Summarized from CodeKata:
Bloom filters work by initializing a big array of bits to zero. Then, generate an independent hash value for each word in the list you want to look up, in this case, a list of dictionary words. The hash is used to set the corresponding bit in the array of bits. It is not an issue if there are clashes in the bit array.
To check if a word is in the list, use the same hash that was used to set up the bitmap. If the bits in the array corresponding to the hash are set, the the word may be in the list. If not set, then that word is not in the list.
Sometimes a Bloom filter will report a false positive. This will not happen frequently as long as the bitmap is not heavily loaded.
The Bloom filter is full when at capacity:
m * ((ln 2 ^ 2) / abs(ln p))
where:
m - number of bits in the bloom filter bit array
p - the false positive probability
The word list used comes from SCOWL, which is Copyright 2000-2011 by Kevin Atkinson.
Python provides a Bloomfilter but the goal of this project was to learn about implementing a Bloom filter so one was implemented.
usage: python bloomfilter.py [-h] [--prob PROB] [--items ITEMS] [--showstats]
Try out a bloomfilter
optional arguments:
-h, --help show this help message and exit
--prob PROB Probability of false positive, integer percentages, 1 is 1
percent or 10 is 10 percent
--items ITEMS Number of items in dictionary to search
--showstats Use without value to show bloomfilter stats
This bloomfilter is not pip installable.
The dictionary file is in data/wordlist.txt
The words to search for are in data/searchwords.txt
During development, testing different dictionaries was accomplished by copying to these files.
Given:
n: how many items you expect to have in your filter (e.g. 216,553)

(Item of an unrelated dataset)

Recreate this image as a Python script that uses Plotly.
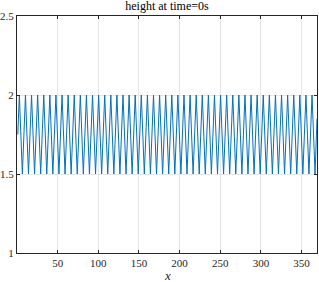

p: your acceptable false positive rate {0..1} (e.g. 0.01 → 1%) we want to calculate:
m: the number of bits needed in the bloom filter
k: the number of hash functions we should apply
The formulas:
m = -n*ln(p) / (ln(2)^2) the number of bits
k = m/n * ln(2) the number of hash functions
Assumptions:
n = 400,000
Note: The dictionary list has 338,882 items. This number was rounded up for convenience.
p = 1%
-
Character encoding
-
hashing for Bloom filters is different than filters for cryptographic functions
-
hashing for Bloom filters should be very, very fast with uniform spread
-
Here's a paper that shows that you can similuate n hash functions with just 2 hash functions.
-
Python stores text in Unicode code points. A bit of knowledge is necessary to process these properly. I used a provided wordlist that was Latin-1. In particular, the process of converting from a sequence of bytes (i.e. binary data) to a sequence of code points (i.e. text data) is decoding, while the reverse process is encoding. Latin-1 maps byte values directly to the first 256 Unicode points. Note that Windows has it's own "latin-1" variant called cp1252 but does not map all 256 possible byte values. Converting between and learning the nuances was an interesting learning experience.
-
A docker container was used to run this code and the pytest. I learned to use vscode on my local system to connect to the docker container to leverage it's environment.
Run unit tests:
python -m pytest -v -s tests/unit/testbloom.py
Unit tests demonstrate testing of base functionality
- Each and every word in the dictionary is not tested to confirm it returns true
- false positives are hard to test
No DevOps at this time.
- it's difficult to write test for false positive However, how do we write unit tests for false positives? It’s impossible to write a conclusive unit test for the “includes” method since returning True does not necessarily mean the word exists. We can run the test repeatedly to determine the probability of getting a false positive and determine if that matches our theoretical calculations, but, as Prashanth brought up, this kind of testing isn’t unit testing because running the same test doesn’t always return True.